I find creationism to be a form of Ignotum Per Ignotius.
Explaining the unknown by the unknowable.
From the Humanist Society of Scotland's Primary Education Resource Package:
argumentum ad populumThe Golden Rule is used in so many religions that it must be a very good rule.
The Decoy Duck is one of my favourites.
We don't need telling that a decoy duck, unlike a brown duck, isn't a duck. Or that a forged fiver isn't a fiver, or that a fake Rembrandt isn't a Rembrandt. The adjective warns us off.
But there are related adjectives that neither beckon us on nor warn us off. For example, an alleged murderer may be a murderer, but he needn't be. An apparent obstacle to our plans may turn out to be an obstacle, but it needn't. Or an arguable case may turn out to be unanswerable —or no case at all.
Adjectives of this second sort seem to attract bad arguments. For example, in many debates about abortion, there will be at least one participant who thinks that if a foetus is a potential person then it simply must be a person. Well, if it is, that isn't the way to prove it.
Similarly, in political debates about the passing or repealing of controversial measures, there is sure to be someone who thinks that if he can point to a perceived injustice, he has thereby identified an injustice. It doesn't occur to him that the perception may be wrong.
Or— to get onto territory familiar to skeptics— there are those who will insist that if they have had subjective experience of ghosts or psi or pixies, then they have had, in the ordinary sense, experience of these things. It never occurs to them that a similar argument could be applied to the drunkard's pink elephants.
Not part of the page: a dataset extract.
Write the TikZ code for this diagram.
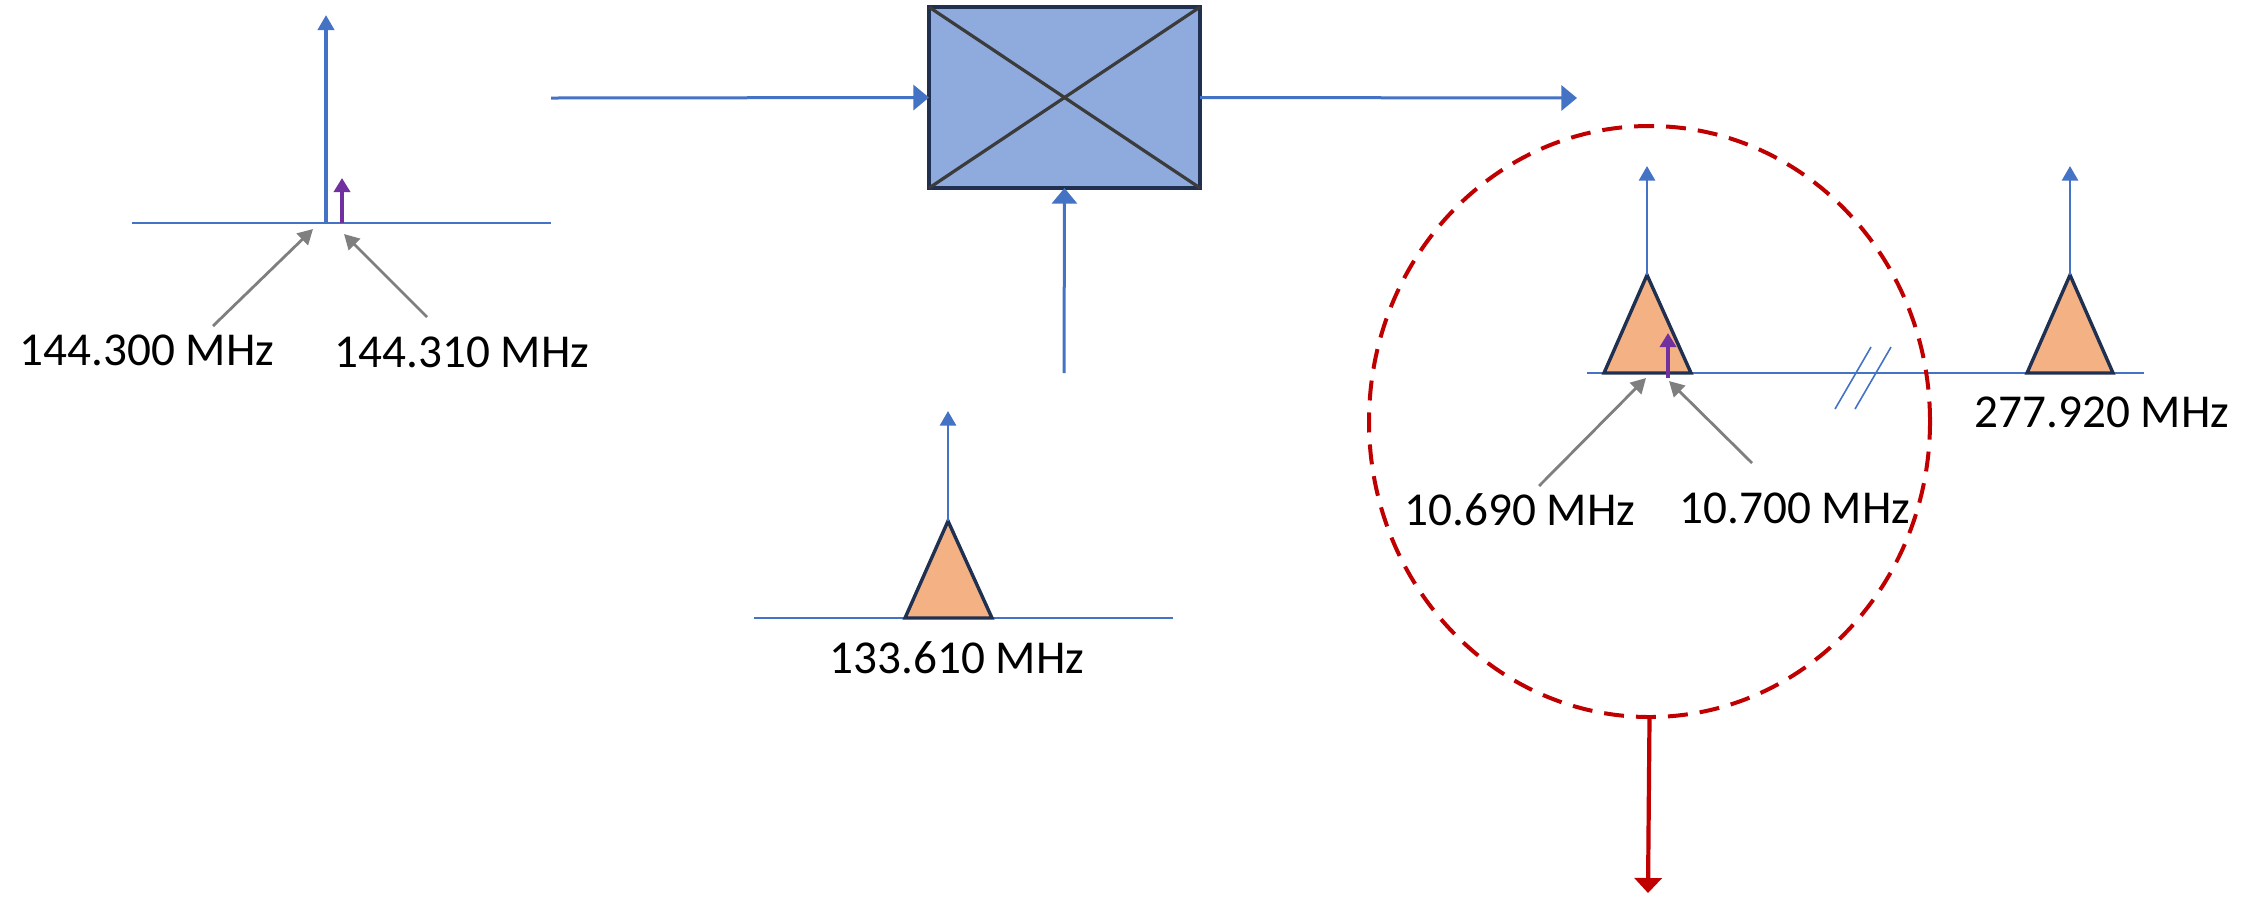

Any of these arguments can be attacked in other ways. But when I see one of the dangerous adjectives, I like to ask: decoy duck, brown duck or alleged duck?
Lord Muck,
I think you are very right about what I might call "adjectives of implication" - you mention "alleged", "apparent", "arguable", "potential". Mr Murat has been a victim of this kind of thing. And the tabloid press thrives on it.
Sadly, I think the BBC News is becoming as bad.
Sorry for rambling. It is what I do......
Last edited by bindeweede; 17th July 2008 at 11:30 PM.
Absolutely, bw! " Alleged" faces in whichever direction the user or the hearer likes.